## START

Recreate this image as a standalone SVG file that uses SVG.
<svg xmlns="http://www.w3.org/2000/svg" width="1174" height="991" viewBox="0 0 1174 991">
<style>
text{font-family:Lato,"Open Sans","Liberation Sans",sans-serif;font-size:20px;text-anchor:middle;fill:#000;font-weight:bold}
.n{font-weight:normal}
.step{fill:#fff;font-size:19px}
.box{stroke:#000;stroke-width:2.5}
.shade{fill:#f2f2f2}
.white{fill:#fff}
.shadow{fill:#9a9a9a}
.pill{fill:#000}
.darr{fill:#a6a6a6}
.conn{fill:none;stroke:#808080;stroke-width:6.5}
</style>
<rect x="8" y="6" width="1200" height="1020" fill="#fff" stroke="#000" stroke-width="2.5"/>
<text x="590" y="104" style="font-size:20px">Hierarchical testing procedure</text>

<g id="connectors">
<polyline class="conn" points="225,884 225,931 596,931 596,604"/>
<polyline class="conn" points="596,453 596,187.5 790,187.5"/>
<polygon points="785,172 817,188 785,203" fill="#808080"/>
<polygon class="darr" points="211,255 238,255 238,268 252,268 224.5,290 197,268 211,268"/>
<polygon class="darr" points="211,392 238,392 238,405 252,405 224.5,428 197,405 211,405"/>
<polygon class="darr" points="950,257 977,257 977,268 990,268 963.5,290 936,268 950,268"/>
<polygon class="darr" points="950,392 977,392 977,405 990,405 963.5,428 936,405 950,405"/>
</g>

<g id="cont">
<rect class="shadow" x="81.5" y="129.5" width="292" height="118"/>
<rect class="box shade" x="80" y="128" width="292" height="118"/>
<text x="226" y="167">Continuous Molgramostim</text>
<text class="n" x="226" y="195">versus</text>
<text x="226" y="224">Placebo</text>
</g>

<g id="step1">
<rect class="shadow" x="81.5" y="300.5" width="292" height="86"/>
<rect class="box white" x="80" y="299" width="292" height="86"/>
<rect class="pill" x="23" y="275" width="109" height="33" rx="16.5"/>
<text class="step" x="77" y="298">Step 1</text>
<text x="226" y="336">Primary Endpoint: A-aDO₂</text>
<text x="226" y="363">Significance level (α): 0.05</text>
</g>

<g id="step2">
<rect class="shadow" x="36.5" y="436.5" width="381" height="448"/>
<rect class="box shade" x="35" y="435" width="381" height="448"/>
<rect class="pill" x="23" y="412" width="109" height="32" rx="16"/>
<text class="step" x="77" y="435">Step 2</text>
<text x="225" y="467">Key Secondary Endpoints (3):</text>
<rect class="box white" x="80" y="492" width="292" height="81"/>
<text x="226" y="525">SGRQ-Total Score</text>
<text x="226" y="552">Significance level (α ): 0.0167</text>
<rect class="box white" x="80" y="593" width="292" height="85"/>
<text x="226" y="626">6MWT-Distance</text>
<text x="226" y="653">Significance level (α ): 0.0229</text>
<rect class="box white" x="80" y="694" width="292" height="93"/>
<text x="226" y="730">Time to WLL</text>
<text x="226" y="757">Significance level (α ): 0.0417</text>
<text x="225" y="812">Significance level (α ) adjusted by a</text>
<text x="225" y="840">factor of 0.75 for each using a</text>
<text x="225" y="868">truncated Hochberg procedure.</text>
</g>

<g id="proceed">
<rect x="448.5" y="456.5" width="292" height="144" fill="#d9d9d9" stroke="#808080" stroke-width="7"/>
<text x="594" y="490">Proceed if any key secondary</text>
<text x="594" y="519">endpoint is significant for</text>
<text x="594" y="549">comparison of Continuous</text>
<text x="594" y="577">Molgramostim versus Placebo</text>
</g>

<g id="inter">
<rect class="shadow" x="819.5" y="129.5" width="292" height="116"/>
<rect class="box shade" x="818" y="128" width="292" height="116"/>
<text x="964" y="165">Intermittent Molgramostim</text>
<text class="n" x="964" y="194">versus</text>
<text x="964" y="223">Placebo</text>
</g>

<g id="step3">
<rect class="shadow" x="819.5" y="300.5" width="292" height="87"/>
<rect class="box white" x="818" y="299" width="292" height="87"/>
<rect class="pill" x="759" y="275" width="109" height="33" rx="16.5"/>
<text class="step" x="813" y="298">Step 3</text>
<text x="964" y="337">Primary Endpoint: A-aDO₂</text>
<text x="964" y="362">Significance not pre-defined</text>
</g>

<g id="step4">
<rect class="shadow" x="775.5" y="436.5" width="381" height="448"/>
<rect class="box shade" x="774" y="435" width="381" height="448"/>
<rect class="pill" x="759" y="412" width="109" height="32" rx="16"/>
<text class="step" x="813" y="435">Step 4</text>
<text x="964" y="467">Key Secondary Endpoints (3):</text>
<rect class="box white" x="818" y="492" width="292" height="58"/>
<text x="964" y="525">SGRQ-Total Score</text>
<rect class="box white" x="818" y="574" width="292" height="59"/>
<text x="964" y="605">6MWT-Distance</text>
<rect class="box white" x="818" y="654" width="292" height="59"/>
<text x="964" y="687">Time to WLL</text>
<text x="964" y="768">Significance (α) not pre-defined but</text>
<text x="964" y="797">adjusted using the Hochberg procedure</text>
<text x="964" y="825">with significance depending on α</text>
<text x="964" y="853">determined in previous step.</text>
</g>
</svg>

## END
## START

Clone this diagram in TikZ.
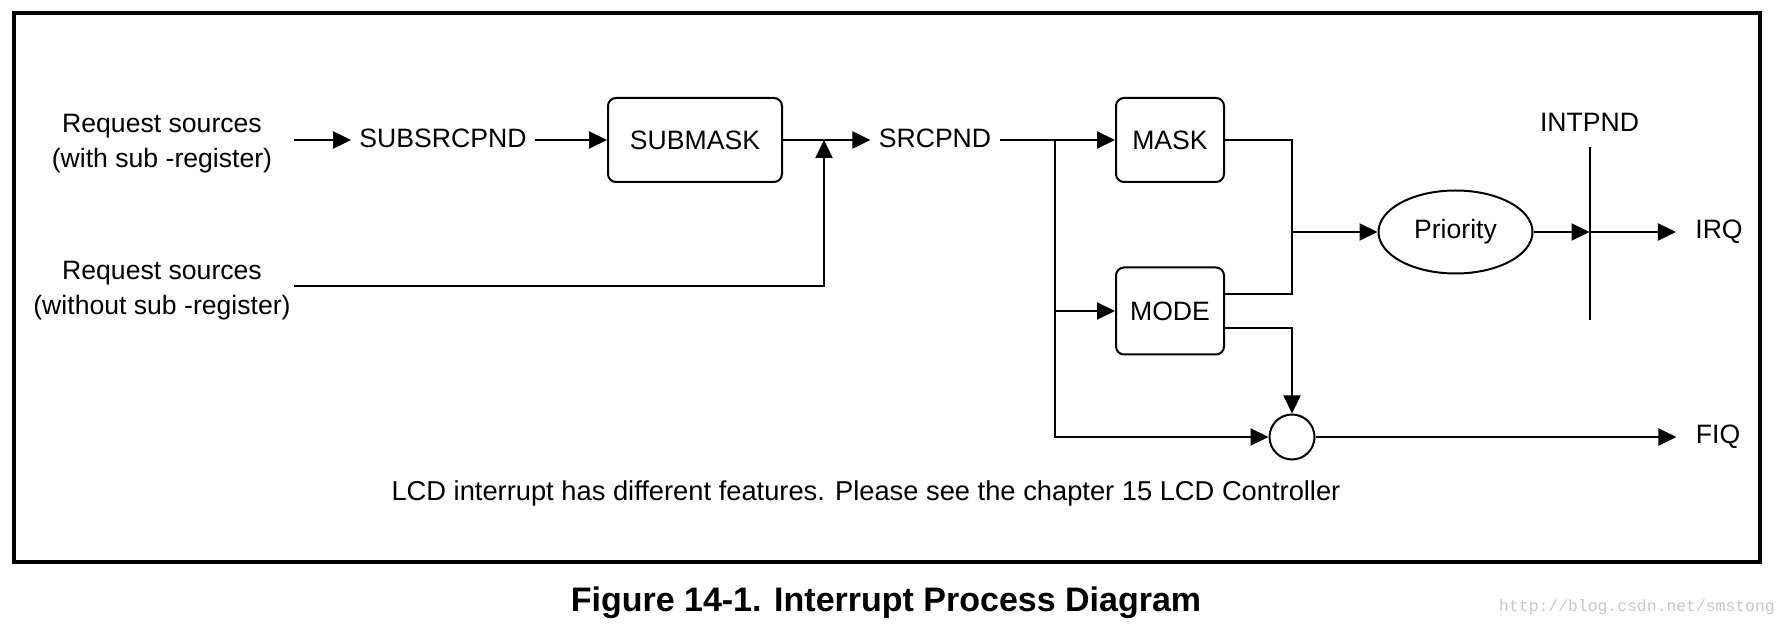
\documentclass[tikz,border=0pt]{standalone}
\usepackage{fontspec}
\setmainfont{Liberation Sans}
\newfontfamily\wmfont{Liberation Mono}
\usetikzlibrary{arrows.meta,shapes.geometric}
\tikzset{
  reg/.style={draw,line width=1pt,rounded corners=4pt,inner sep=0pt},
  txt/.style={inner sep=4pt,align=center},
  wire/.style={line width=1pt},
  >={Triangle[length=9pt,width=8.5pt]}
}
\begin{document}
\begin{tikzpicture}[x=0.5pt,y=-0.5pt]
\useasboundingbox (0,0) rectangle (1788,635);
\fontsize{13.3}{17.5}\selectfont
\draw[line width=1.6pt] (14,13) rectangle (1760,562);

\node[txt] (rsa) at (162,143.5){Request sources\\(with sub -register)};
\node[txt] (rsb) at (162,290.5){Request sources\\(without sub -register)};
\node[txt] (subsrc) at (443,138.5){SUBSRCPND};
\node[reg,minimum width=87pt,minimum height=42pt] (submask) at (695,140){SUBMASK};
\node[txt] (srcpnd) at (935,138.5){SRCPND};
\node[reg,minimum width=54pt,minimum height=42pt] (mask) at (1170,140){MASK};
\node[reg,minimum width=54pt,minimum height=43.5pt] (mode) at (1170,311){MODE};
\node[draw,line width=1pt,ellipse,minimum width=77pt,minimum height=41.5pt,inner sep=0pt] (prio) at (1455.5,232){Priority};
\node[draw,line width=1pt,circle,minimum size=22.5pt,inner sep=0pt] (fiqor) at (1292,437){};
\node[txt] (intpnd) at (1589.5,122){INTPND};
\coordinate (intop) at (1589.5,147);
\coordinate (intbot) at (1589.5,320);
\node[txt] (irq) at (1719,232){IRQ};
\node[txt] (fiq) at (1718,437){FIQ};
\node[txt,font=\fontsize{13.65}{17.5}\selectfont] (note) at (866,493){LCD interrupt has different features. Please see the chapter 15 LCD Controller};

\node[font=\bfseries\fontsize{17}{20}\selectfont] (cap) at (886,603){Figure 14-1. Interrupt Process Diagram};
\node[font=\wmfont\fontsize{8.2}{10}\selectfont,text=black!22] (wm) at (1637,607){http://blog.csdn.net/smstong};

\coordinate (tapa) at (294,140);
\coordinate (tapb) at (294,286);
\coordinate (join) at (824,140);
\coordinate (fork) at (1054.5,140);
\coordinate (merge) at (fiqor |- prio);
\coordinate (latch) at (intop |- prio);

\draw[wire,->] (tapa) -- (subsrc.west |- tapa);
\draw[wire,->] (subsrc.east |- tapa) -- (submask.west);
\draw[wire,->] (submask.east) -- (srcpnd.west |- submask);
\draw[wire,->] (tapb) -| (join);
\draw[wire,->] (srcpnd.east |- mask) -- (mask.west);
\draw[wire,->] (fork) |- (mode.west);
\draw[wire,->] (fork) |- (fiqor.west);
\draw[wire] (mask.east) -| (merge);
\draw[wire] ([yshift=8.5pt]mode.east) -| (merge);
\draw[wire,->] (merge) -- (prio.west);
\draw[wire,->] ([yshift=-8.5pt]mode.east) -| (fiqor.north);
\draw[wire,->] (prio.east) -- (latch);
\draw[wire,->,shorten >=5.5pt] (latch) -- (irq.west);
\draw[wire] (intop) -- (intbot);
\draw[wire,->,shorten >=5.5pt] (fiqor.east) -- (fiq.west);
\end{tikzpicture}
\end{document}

## END

▸ **Task brief**
From the listing above, copy out each line where the word "this" appears.

▸ **Answer to the task**
Recreate this image as a standalone SVG file that uses SVG.
Clone this diagram in TikZ.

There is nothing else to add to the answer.